Transliteration - Dealing with Unicode data

The mAPI is fully able to handle Unicode data.  It does this by transliterating Unicode characters into characters from the Latin1 code page (Windows-1252) so that they can be processed by the mAPI core.  The Latin1 code page is generally used by Western European languages, including English, Spanish, French, and German.

Transliteration is not the same as translation, in which words are converted from one language to another; when transliterating, it’s the characters themselves that are converted from one alphabet to another.  For example, the Chinese character 昌 means “prosperous” and is pronounced “chang”, and the Chinese character 李 means “plum” and is pronounced “li”. Transliteration converts the Chinese name 昌李 into “chang li” (translation would convert this to “prosperous plum”).
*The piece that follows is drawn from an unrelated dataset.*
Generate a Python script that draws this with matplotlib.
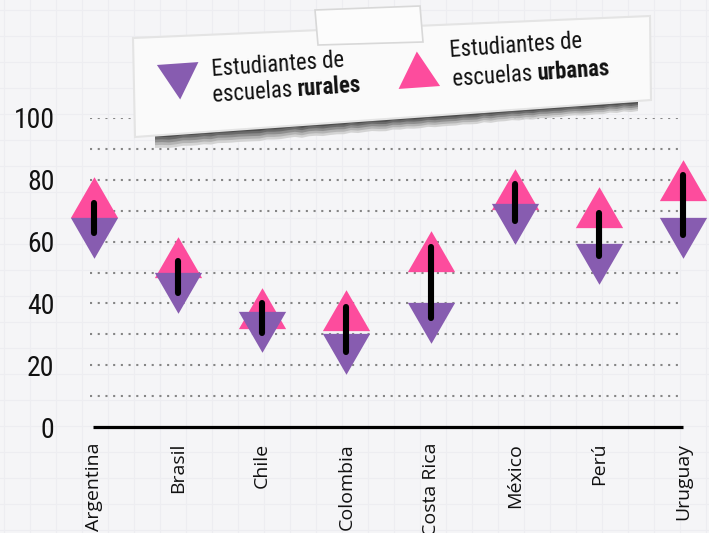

Characters from alphabets such as Cyrilic (languages include Russian) and scripts such as CJK (Chinese, Japanese, Korean) can be input into mSQL or mHUB. Transliteration will be performed in two places:

  1. When match keys are generated and output via your deployment method (ie in mSQL or mHUB via BulkGenerateKeys stored procedure or GenerateKeys SSIS task (this produces output using Latin1 characters));
  2. When records are compared ie: in mSQL or mHUB via the FindMatches and FindOverlap 

*transliteration is currently not available through our Windows workstation product.